I started a write-up on how to troubleshoot netmap errors and got discouraged when my initial post was rejected by Akismet. If I write it up and send it your way, can you get it posted Bill?

Sure! Write it up in a format that would make a good Sticky Post to put at the top of this forum along with the others. Give it a title to make it clear what it's about. Be sure to give yourself the credit in the notes, and you can even ask one of the Forum moderators to post the sticky for you. I have asked them to post mine in the past. You can ask @jimp or @johnpoz if they will make it a Sticky Post in this forum. If you run into difficulties or have a question, just let me know.

stephenw10

Nice work.

boobletins

@boobletins said in Suricata InLine with igb NICs:

I'll see how complicated is.

It looks like this would require a kernel rebuild which I'm not really up to -- I'd then have to run that experimental build on my firewall (and I've never built one before).

bmeeks

@boobletins said in Suricata InLine with igb NICs:

@boobletins said in Suricata InLine with igb NICs:

I'll see how complicated is.

It looks like this would require a kernel rebuild which I'm not really up to -- I'd then have to run that experimental build on my firewall (and I've never built one before).

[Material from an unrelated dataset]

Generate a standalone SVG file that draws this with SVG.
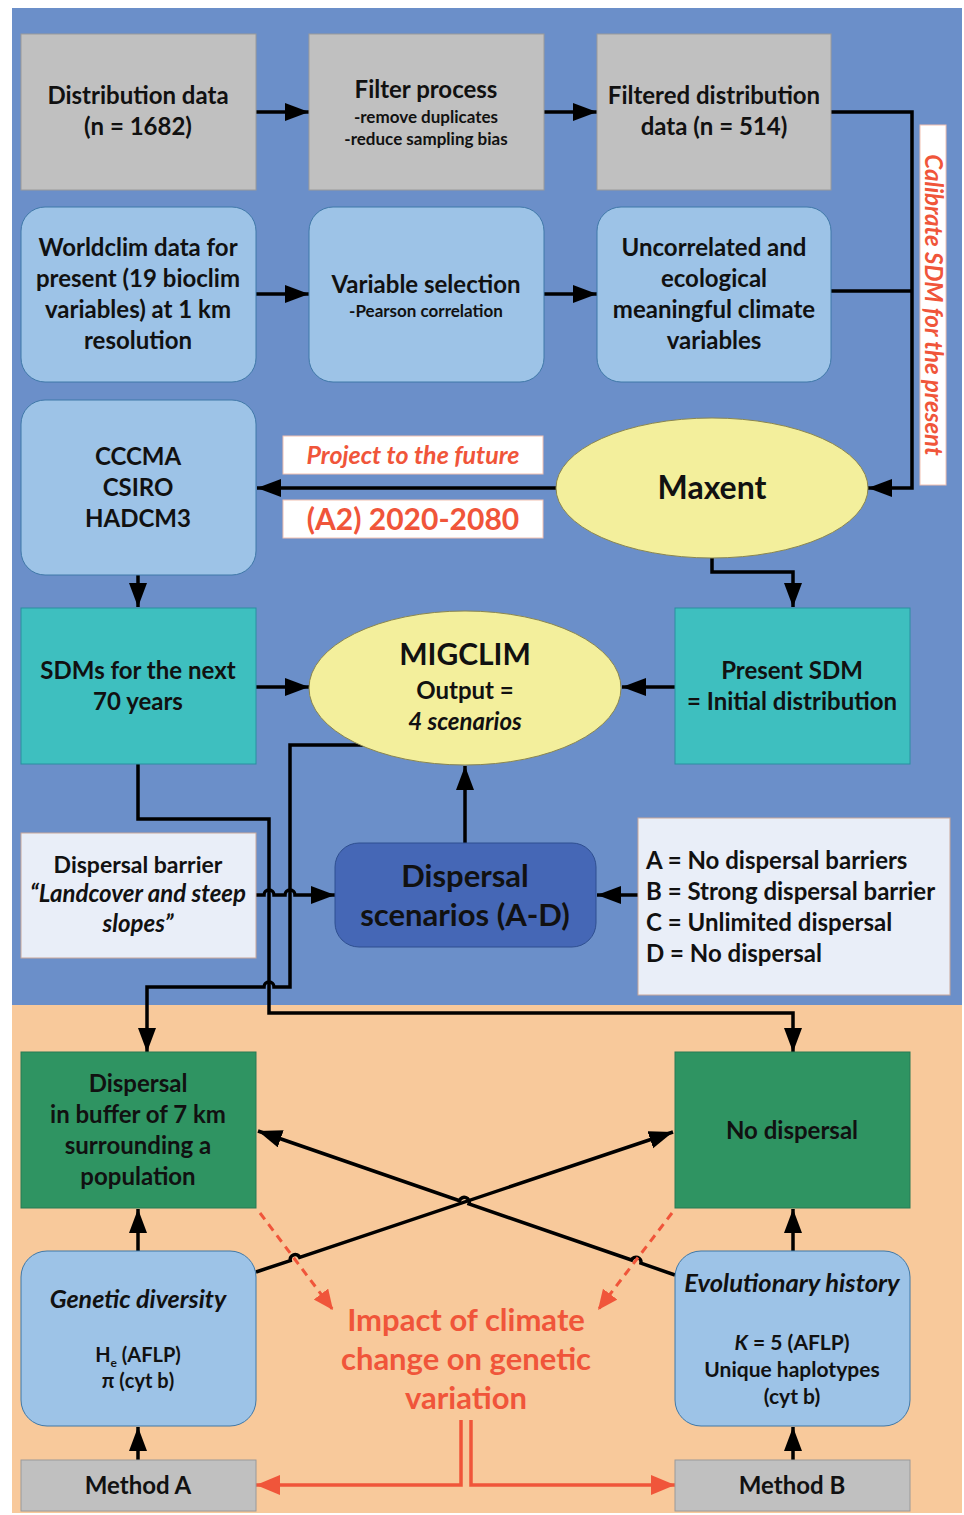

Enabling debugging or extra error messages from within netmap itself will require rebuilding the kernel module. Though I've never done it, you might be able to build a compatible module with debugging enabled using a vanilla FreeBSD 11.2 machine. Then just copy the kernel module over to pfSense. If you have virtual machines, you could do this with not much risk. Just save a snapshot, install the new netmap kernel module and give it a try. If it breaks badly, just restore the previous snapshot.

Turning on debugging with Suricata is relatively easy, but I don't think any really useful information will be gleaned from Suricata itself. I think this issue is between the NIC drivers, the netmap kernel module and the kernel itself.

boobletins

@bmeeks

That's how I built the hyperscan module -- a fresh VM and then followed the directions.

If we think it's possible to do something similar and just copy over the netmap module, then I can try that.

bmeeks

@boobletins said in Suricata InLine with igb NICs:

@bmeeks

That's how I built the hyperscan module -- a fresh VM and then followed the directions.

If we think it's possible to do something similar and just copy over the netmap module, then I can try that.

I think it should work just fine. There is nothing customized about the netmap module in pfSense. They just enable the module to be built along with the kernel. I believe there are some minor pfSense-specific tweaks to the FreeBSD kernel code, but nothing to the netmap module itself.